The lines from the top of the material below through the line containing "const innerH = height" are to be printed exactly, with pictures omitted.
__________
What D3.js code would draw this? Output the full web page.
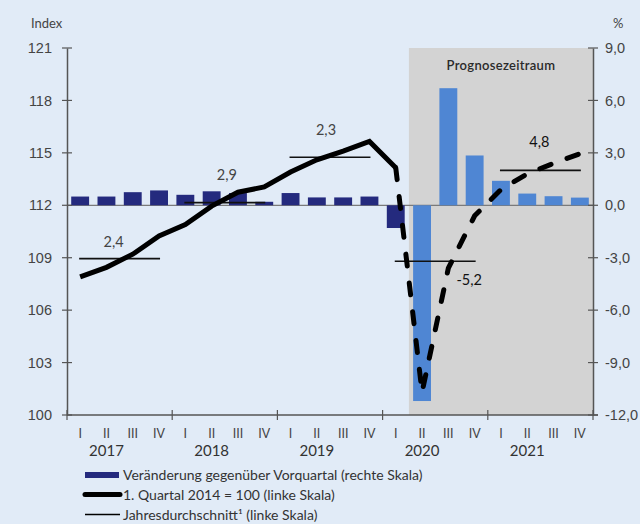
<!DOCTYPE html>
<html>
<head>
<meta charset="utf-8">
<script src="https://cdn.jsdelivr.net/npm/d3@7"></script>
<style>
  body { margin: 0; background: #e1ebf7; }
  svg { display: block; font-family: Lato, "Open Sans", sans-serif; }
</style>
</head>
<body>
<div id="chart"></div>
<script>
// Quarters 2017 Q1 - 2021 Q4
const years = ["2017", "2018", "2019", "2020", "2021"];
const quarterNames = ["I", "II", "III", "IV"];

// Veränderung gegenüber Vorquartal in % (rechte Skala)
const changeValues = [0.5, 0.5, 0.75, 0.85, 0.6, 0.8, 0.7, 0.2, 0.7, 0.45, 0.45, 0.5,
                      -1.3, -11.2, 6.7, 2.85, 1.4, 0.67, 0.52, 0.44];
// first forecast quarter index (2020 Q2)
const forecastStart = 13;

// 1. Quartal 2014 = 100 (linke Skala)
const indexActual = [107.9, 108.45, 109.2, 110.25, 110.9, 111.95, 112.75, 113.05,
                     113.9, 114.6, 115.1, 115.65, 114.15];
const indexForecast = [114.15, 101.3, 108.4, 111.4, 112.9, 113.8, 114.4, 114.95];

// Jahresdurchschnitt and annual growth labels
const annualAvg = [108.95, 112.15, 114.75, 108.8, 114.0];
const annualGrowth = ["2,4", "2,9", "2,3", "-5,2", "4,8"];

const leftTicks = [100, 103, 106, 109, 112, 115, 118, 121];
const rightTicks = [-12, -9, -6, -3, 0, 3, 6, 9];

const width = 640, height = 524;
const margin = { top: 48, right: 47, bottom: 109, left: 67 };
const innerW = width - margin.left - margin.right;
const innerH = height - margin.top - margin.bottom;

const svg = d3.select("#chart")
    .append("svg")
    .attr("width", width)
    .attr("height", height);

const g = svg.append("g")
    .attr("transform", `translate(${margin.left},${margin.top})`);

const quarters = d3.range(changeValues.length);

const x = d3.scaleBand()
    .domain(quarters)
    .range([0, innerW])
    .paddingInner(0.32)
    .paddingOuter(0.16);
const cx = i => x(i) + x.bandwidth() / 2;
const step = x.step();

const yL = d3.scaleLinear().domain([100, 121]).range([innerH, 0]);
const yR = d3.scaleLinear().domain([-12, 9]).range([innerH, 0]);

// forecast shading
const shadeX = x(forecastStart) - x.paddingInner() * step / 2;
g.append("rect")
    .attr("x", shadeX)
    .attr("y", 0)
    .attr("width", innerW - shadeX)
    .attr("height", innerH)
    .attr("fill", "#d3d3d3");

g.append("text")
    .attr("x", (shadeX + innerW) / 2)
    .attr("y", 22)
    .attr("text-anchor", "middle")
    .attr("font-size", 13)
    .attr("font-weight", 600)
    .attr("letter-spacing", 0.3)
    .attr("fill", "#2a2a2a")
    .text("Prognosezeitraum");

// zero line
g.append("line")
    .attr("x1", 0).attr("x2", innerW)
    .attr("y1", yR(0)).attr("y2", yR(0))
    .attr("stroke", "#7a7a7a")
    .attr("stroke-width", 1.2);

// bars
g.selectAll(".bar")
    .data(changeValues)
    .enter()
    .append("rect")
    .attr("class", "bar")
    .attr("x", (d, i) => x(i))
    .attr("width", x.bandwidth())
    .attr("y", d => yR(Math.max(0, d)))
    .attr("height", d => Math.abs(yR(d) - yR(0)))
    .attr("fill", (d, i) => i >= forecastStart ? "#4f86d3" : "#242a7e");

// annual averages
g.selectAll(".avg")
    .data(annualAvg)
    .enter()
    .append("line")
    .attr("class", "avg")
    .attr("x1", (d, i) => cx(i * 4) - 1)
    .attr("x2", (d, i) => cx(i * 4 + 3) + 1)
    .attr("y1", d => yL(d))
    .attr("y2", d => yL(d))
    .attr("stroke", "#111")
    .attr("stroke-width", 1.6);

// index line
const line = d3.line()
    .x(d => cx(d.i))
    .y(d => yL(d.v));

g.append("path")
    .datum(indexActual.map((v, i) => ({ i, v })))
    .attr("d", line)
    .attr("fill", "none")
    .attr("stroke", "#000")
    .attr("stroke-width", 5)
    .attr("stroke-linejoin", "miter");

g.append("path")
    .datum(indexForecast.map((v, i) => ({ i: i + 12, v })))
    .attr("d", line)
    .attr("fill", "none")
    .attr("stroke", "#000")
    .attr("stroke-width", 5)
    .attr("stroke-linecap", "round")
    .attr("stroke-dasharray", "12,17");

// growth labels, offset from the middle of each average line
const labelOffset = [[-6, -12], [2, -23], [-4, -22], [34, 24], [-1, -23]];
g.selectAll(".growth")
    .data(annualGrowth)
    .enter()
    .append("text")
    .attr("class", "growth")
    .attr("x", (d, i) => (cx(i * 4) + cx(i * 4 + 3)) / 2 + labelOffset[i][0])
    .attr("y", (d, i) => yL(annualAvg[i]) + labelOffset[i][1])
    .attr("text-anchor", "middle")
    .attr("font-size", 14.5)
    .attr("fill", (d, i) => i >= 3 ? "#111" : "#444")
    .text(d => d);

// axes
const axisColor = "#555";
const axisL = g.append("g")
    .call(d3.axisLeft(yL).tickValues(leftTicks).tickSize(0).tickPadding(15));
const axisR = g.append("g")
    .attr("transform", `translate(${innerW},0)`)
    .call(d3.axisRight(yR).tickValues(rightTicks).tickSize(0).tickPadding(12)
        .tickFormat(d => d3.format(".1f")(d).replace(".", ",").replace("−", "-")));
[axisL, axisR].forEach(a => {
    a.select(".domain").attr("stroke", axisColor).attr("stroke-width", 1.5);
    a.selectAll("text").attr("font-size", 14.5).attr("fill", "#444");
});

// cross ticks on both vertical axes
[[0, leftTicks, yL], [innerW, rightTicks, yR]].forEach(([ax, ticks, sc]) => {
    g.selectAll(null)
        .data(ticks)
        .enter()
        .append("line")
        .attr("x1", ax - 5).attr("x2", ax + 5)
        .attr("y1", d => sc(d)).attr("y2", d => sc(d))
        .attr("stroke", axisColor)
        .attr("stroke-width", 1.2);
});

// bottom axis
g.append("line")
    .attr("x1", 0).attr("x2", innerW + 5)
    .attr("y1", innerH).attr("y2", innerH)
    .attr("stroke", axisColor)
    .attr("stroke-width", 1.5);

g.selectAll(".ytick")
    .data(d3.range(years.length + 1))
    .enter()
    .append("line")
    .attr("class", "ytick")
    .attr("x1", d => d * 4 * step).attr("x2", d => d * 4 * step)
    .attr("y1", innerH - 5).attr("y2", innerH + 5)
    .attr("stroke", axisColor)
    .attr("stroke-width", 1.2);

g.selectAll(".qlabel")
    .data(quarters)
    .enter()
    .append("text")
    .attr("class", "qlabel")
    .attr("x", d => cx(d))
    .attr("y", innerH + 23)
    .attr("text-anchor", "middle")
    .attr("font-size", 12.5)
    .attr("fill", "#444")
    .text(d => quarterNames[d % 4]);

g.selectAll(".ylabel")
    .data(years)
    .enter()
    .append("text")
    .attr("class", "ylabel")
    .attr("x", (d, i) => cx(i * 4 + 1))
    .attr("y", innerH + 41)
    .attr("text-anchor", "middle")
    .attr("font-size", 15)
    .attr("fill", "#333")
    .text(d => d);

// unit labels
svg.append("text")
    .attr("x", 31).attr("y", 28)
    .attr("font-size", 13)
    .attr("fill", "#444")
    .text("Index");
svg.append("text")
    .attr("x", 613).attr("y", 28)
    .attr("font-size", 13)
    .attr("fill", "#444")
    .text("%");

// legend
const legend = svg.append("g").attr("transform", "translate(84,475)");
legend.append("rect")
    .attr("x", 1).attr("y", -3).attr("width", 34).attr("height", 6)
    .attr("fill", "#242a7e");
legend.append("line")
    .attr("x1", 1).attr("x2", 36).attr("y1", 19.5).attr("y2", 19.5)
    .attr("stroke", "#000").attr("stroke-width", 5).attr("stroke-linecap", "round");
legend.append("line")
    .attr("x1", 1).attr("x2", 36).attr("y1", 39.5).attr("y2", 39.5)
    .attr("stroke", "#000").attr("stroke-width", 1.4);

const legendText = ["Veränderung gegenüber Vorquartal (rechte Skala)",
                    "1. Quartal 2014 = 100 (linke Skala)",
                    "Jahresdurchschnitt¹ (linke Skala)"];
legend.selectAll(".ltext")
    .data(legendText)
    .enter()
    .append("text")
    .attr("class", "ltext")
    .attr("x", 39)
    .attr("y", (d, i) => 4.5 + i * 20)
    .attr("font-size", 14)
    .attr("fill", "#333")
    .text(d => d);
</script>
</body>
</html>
__________
> Answer below:
What D3.js code would draw this? Output the full web page.
<!DOCTYPE html>
<html>
<head>
<meta charset="utf-8">
<script src="https://cdn.jsdelivr.net/npm/d3@7"></script>
<style>
  body { margin: 0; background: #e1ebf7; }
  svg { display: block; font-family: Lato, "Open Sans", sans-serif; }
</style>
</head>
<body>
<div id="chart"></div>
<script>
// Quarters 2017 Q1 - 2021 Q4
const years = ["2017", "2018", "2019", "2020", "2021"];
const quarterNames = ["I", "II", "III", "IV"];

// Veränderung gegenüber Vorquartal in % (rechte Skala)
const changeValues = [0.5, 0.5, 0.75, 0.85, 0.6, 0.8, 0.7, 0.2, 0.7, 0.45, 0.45, 0.5,
                      -1.3, -11.2, 6.7, 2.85, 1.4, 0.67, 0.52, 0.44];
// first forecast quarter index (2020 Q2)
const forecastStart = 13;

// 1. Quartal 2014 = 100 (linke Skala)
const indexActual = [107.9, 108.45, 109.2, 110.25, 110.9, 111.95, 112.75, 113.05,
                     113.9, 114.6, 115.1, 115.65, 114.15];
const indexForecast = [114.15, 101.3, 108.4, 111.4, 112.9, 113.8, 114.4, 114.95];

// Jahresdurchschnitt and annual growth labels
const annualAvg = [108.95, 112.15, 114.75, 108.8, 114.0];
const annualGrowth = ["2,4", "2,9", "2,3", "-5,2", "4,8"];

const leftTicks = [100, 103, 106, 109, 112, 115, 118, 121];
const rightTicks = [-12, -9, -6, -3, 0, 3, 6, 9];

const width = 640, height = 524;
const margin = { top: 48, right: 47, bottom: 109, left: 67 };
const innerW = width - margin.left - margin.right;
const innerH = height - margin.top - margin.bottom;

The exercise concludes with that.